25.              Second, it must be recalled that the issue in UCC concerned the question of whether a plaintiff who was ultimately successful ought be deprived of some costs by reason of having raised issues on which that party was unsuccessful.  In that context it should be noted that s.169 of the 2015 Act does invite the Court to consider the conduct of the proceedings by the parties.  The Court would consider that such a phrase gives statutory recognition to, amongst other things, the principles which have been identified in Veolia Water UK plc v. Fingal County Council (No 1) [2006] IEHC 137, [2007] 1 IR 690, [2007] 2 IR 81, and subsequent case law.  However, the position of a party who has ultimately succeeded is, in the Court’s view, different in that regard to a party which has failed.  The successful party is prima facie entitled to their costs and the jurisprudence which has developed since Veolia Water has established that the default position, where costs follow the event, should only be departed from where it is “clear” that the conduct of the proceedings by the successful party has materially increased the costs of the unsuccessful party.  A party who has lost is prima facie obliged to pay costs and must establish a basis, within the statutory framework of s.169 of the 2015 Act, and the jurisprudence of the courts, to justify a departure from the general rule.
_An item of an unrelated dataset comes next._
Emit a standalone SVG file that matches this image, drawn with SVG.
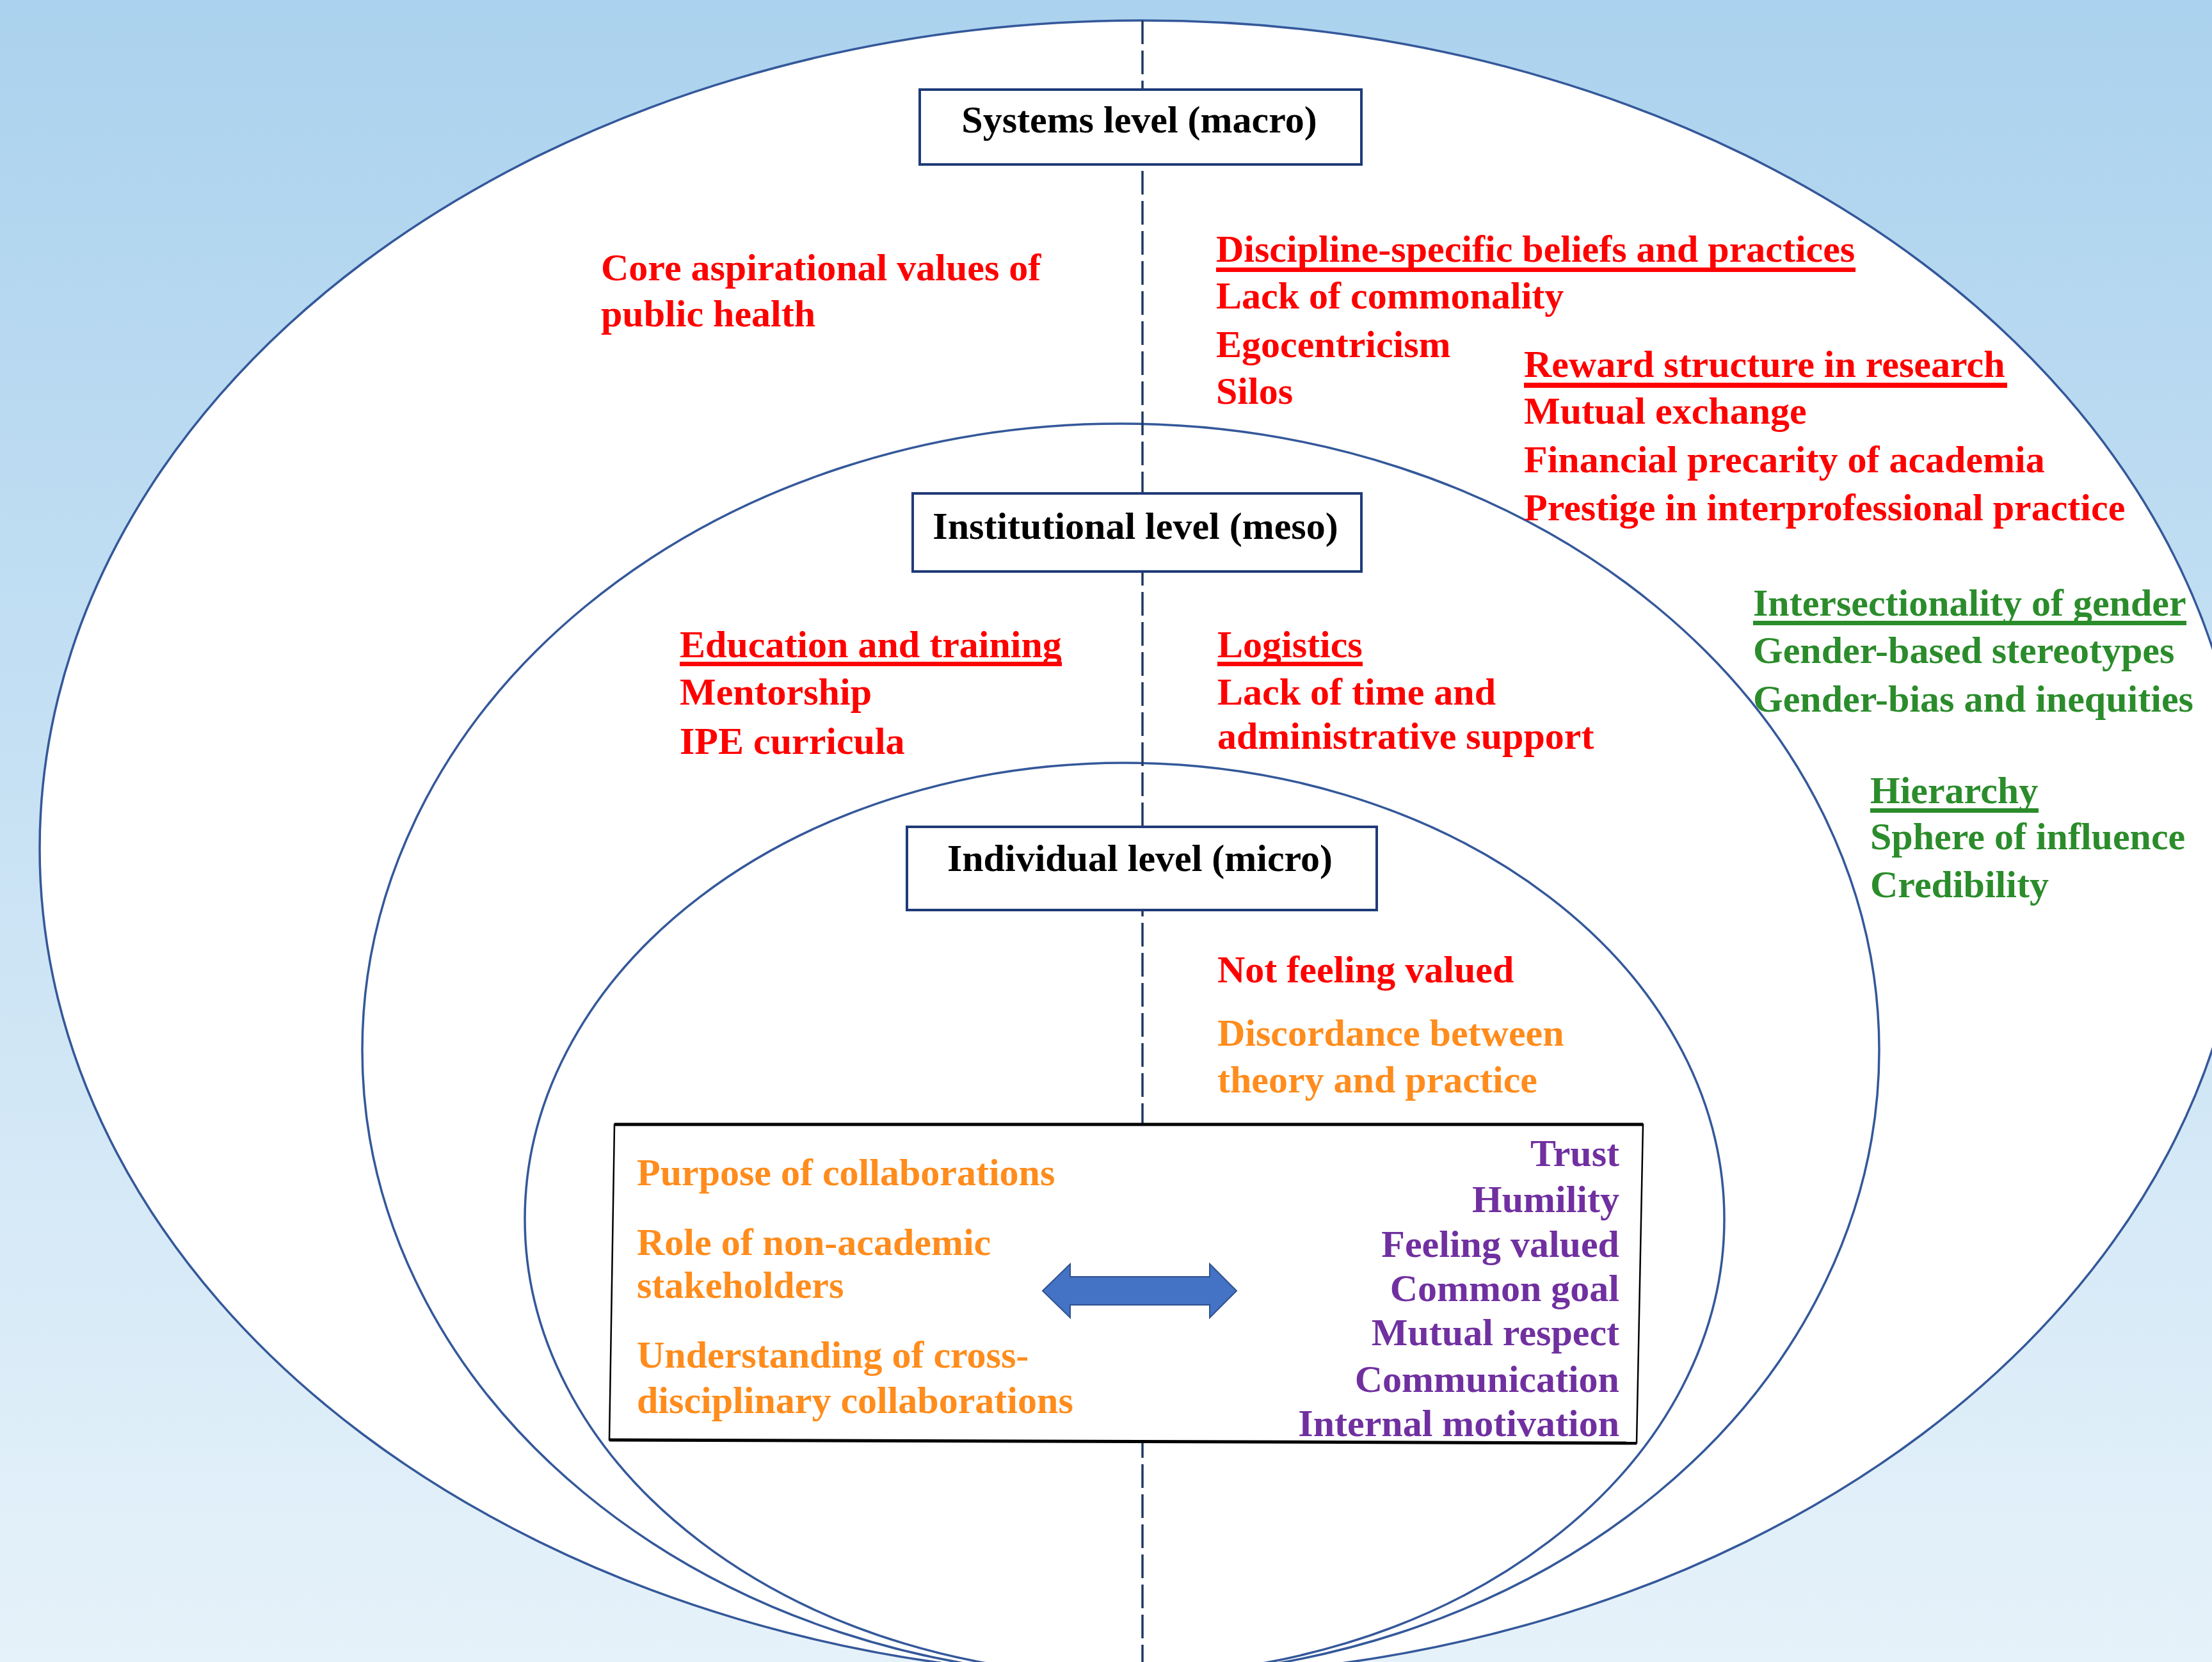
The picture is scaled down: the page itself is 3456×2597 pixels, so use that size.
<svg xmlns="http://www.w3.org/2000/svg" width="3456" height="2597" viewBox="0 0 3456 2597">
<defs>
<linearGradient id="bg" x1="0" y1="0" x2="0" y2="1">
<stop offset="0" stop-color="#abd2ee"/>
<stop offset="1" stop-color="#e6f2fa"/>
</linearGradient>
<style>
.t{font-family:"Liberation Serif","Times New Roman",serif;font-weight:bold;font-size:60px}
.red{fill:#ff0000}.grn{fill:#2b8c2b}.org{fill:#ff8c1c}.pur{fill:#7030a0}.blk{fill:#000}
.ell{fill:#fff;stroke:#34589a;stroke-width:3.5}
.box{fill:#fff;stroke:#1f3b78;stroke-width:4}
.ul-r{fill:#ff0000}.ul-g{fill:#2b8c2b}
</style>
</defs>
<rect x="0" y="0" width="3456" height="2597" fill="url(#bg)"/>
<g id="systems-ellipse"><ellipse class="ell" cx="1785" cy="1326" rx="1723" ry="1294"/></g>
<g id="institutional-ellipse"><ellipse class="ell" cx="1751" cy="1641" rx="1185" ry="979"/></g>
<g id="individual-ellipse"><ellipse class="ell" cx="1757" cy="1905" rx="937" ry="713"/></g>
<g id="connectors">
<line x1="1785" y1="32" x2="1785" y2="2597" stroke="#203864" stroke-width="3.5" stroke-dasharray="37 10"/>
</g>
<g id="systems-box">
<rect class="box" x="1437" y="140" width="690" height="117"/>
<text class="t blk" x="1780" y="207" text-anchor="middle">Systems level (macro)</text>
</g>
<g id="institutional-box">
<rect class="box" x="1426" y="771" width="701" height="122"/>
<text class="t blk" x="1774" y="842" text-anchor="middle">Institutional level (meso)</text>
</g>
<g id="individual-box">
<rect class="box" x="1417" y="1292" width="734" height="130"/>
<text class="t blk" x="1781" y="1361" text-anchor="middle">Individual level (micro)</text>
</g>
<g id="core-values">
<text class="t red" x="939" y="438">Core aspirational values of</text>
<text class="t red" x="939" y="510">public health</text>
</g>
<g id="discipline">
<text class="t red" x="1900" y="409">Discipline-specific beliefs and practices</text>
<rect class="ul-r" x="1900" y="418" width="999" height="7"/>
<text class="t red" x="1900" y="482">Lack of commonality</text>
<text class="t red" x="1900" y="558">Egocentricism</text>
<text class="t red" x="1900" y="631">Silos</text>
</g>
<g id="reward">
<text class="t red" x="2381" y="589">Reward structure in research</text>
<rect class="ul-r" x="2381" y="598" width="755" height="8"/>
<text class="t red" x="2381" y="662">Mutual exchange</text>
<text class="t red" x="2381" y="738">Financial precarity of academia</text>
<text class="t red" x="2381" y="813">Prestige in interprofessional practice</text>
</g>
<g id="education">
<text class="t red" x="1062" y="1027">Education and training</text>
<rect class="ul-r" x="1062" y="1034" width="597" height="7"/>
<text class="t red" x="1062" y="1101">Mentorship</text>
<text class="t red" x="1062" y="1178">IPE curricula</text>
</g>
<g id="logistics">
<text class="t red" x="1902" y="1027">Logistics</text>
<rect class="ul-r" x="1902" y="1034" width="227" height="7"/>
<text class="t red" x="1902" y="1101">Lack of time and</text>
<text class="t red" x="1902" y="1170">administrative support</text>
</g>
<g id="gender">
<text class="t grn" x="2739" y="962">Intersectionality of gender</text>
<rect class="ul-g" x="2739" y="970" width="677" height="7"/>
<text class="t grn" x="2739" y="1036">Gender-based stereotypes</text>
<text class="t grn" x="2739" y="1112">Gender-bias and inequities</text>
</g>
<g id="hierarchy">
<text class="t grn" x="2922" y="1255">Hierarchy</text>
<rect class="ul-g" x="2922" y="1263" width="263" height="7"/>
<text class="t grn" x="2922" y="1327">Sphere of influence</text>
<text class="t grn" x="2922" y="1402">Credibility</text>
</g>
<g id="individual-barriers">
<text class="t red" x="1902" y="1535">Not feeling valued</text>
<text class="t org" x="1902" y="1634">Discordance between</text>
<text class="t org" x="1902" y="1707">theory and practice</text>
</g>
<g id="collaboration-box">
<polygon points="960,1757 2567,1757 2557,2255 952,2250" fill="#fff" stroke="#000" stroke-width="2.5"/>
<line x1="960" y1="1757" x2="2567" y2="1757" stroke="#000" stroke-width="5"/>
<line x1="952" y1="2250" x2="2557" y2="2255" stroke="#000" stroke-width="5"/>
</g>
<g id="facilitators-left">
<text class="t org" x="995" y="1852">Purpose of collaborations</text>
<text class="t org" x="995" y="1961">Role of non-academic</text>
<text class="t org" x="995" y="2028">stakeholders</text>
<text class="t org" x="995" y="2137">Understanding of cross-</text>
<text class="t org" x="995" y="2208">disciplinary collaborations</text>
</g>
<g id="facilitators-right">
<text class="t pur" x="2530" y="1822" text-anchor="end">Trust</text>
<text class="t pur" x="2530" y="1894" text-anchor="end">Humility</text>
<text class="t pur" x="2530" y="1964" text-anchor="end">Feeling valued</text>
<text class="t pur" x="2530" y="2033" text-anchor="end">Common goal</text>
<text class="t pur" x="2530" y="2102" text-anchor="end">Mutual respect</text>
<text class="t pur" x="2530" y="2175" text-anchor="end">Communication</text>
<text class="t pur" x="2530" y="2244" text-anchor="end">Internal motivation</text>
</g>
<g id="connector-arrow">
<polygon points="1629,2017 1672,1975 1672,1995 1890,1995 1890,1975 1932,2017 1890,2059 1890,2039 1672,2039 1672,2059" fill="#4472c4" stroke="#2f528f" stroke-width="2"/>
</g>
</svg>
26.              The Court is satisfied that it is appropriate to reflect in costs the exceptional manner in which the case made in these proceedings altered during the course of the appellate process and in particular before this Court.  In those circumstances the Court will award Mr. Fox 50% of the costs in the Court of Appeal but will make no order as to costs in respect of this Court.  In that context the Court will vary the order for costs made by the Court of Appeal in respect of the costs of the appeal to that court.

27.              In summary, Mr. Fox can recover his costs, to be adjudicated in default of agreement, to the extent of 50% of his costs in the High Court and in the Court of Appeal.  There will be no order as to the costs of the appeal to this Court.